PROBLEM TO SOLVE >> It is required that the lines from the top of the listing through the line with "from matplotlib.patches import Rectangle" be reproduced exactly, excluding pictures.
>>>>>
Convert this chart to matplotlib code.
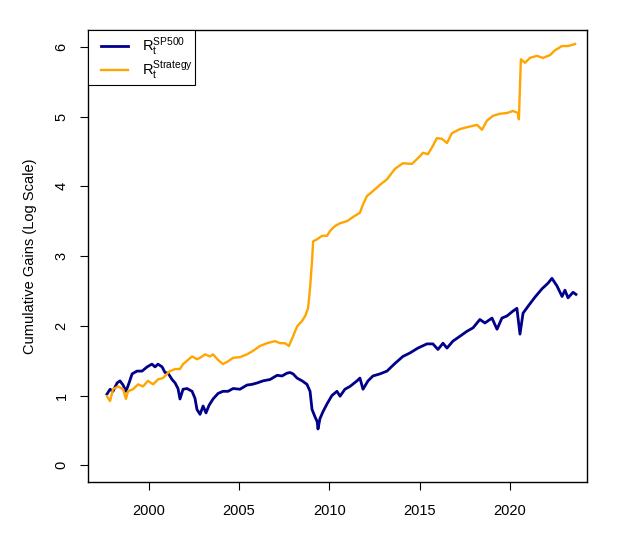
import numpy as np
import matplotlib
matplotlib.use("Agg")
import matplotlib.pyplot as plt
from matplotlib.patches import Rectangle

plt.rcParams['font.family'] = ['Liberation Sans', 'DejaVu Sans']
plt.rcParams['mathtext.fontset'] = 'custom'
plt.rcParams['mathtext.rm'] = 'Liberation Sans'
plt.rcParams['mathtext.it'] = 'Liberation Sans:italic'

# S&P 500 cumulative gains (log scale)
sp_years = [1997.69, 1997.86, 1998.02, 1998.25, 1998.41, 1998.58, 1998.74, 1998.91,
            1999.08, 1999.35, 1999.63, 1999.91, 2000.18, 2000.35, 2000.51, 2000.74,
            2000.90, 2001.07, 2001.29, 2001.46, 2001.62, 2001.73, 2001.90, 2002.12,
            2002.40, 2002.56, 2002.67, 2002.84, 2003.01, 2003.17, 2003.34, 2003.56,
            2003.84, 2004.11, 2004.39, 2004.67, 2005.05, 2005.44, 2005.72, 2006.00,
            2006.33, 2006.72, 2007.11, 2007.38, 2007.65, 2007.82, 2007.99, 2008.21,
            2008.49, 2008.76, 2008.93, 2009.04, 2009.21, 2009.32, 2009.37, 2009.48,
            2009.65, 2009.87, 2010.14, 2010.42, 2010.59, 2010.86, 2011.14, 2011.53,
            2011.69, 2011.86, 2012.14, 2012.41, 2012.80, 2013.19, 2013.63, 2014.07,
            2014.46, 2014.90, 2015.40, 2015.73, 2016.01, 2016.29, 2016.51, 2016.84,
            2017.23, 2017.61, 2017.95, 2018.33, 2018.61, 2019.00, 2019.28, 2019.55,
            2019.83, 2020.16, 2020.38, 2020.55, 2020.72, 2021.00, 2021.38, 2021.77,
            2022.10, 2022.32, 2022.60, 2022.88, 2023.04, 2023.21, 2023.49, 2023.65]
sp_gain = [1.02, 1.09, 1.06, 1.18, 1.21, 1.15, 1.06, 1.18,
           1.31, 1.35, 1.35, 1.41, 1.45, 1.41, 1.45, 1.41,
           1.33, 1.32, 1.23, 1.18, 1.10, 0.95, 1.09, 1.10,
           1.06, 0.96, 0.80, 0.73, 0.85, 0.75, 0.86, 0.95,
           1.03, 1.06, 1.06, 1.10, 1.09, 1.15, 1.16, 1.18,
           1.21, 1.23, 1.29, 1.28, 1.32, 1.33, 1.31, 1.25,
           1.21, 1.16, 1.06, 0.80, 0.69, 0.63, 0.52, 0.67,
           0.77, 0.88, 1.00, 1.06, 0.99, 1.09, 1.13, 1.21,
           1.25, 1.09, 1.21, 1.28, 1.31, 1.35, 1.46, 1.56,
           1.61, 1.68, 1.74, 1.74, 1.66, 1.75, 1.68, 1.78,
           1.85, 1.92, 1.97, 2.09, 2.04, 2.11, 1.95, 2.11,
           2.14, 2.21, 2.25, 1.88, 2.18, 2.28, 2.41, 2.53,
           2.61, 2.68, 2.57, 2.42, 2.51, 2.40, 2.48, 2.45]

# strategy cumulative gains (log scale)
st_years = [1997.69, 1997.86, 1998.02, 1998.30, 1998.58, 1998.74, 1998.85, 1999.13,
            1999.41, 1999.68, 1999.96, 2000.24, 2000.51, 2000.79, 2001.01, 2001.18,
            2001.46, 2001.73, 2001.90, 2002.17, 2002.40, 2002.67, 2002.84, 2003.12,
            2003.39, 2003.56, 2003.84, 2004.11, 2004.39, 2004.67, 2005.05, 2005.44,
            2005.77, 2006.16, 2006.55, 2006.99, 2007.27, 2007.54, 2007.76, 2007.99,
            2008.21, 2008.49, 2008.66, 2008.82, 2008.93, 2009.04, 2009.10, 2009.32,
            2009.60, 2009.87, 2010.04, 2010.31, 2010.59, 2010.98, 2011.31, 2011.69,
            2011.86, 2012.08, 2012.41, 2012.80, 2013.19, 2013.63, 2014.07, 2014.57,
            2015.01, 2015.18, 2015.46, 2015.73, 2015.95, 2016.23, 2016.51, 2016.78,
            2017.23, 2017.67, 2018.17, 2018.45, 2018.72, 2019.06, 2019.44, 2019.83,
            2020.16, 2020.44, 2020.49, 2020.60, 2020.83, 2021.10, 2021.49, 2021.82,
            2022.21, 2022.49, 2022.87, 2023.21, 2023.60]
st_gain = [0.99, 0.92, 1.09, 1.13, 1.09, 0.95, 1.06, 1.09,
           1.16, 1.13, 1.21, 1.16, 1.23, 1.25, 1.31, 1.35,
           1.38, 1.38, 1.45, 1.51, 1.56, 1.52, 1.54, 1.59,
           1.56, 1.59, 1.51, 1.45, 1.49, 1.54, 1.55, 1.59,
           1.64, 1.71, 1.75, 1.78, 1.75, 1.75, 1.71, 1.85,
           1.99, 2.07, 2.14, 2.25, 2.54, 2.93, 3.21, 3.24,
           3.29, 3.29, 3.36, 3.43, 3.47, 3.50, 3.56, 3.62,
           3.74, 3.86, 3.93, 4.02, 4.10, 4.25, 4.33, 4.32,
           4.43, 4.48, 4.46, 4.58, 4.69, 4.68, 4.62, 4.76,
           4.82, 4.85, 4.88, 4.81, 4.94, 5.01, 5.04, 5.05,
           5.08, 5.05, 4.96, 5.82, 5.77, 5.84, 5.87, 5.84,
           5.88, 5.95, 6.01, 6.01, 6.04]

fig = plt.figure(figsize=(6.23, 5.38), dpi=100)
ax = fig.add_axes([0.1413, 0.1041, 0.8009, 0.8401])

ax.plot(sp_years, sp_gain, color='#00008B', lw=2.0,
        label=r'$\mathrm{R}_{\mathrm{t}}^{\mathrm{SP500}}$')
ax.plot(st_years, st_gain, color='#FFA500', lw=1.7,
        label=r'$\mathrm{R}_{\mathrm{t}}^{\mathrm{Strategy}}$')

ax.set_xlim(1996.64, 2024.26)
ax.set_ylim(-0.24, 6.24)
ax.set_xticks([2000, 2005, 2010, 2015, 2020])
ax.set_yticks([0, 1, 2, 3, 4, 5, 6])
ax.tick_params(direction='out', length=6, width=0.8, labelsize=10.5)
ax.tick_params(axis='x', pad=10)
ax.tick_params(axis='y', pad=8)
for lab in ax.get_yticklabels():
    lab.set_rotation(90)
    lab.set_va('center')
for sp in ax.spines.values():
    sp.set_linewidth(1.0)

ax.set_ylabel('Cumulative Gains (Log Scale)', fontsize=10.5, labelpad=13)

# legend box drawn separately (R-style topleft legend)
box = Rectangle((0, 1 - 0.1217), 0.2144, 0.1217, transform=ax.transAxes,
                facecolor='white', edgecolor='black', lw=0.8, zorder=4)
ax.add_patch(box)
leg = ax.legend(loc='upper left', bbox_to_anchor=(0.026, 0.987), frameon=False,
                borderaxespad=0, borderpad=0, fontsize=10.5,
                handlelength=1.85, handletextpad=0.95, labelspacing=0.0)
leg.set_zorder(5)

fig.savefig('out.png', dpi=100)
<<<<<
ANSWER >>
Convert this chart to matplotlib code.
import numpy as np
import matplotlib
matplotlib.use("Agg")
import matplotlib.pyplot as plt
from matplotlib.patches import Rectangle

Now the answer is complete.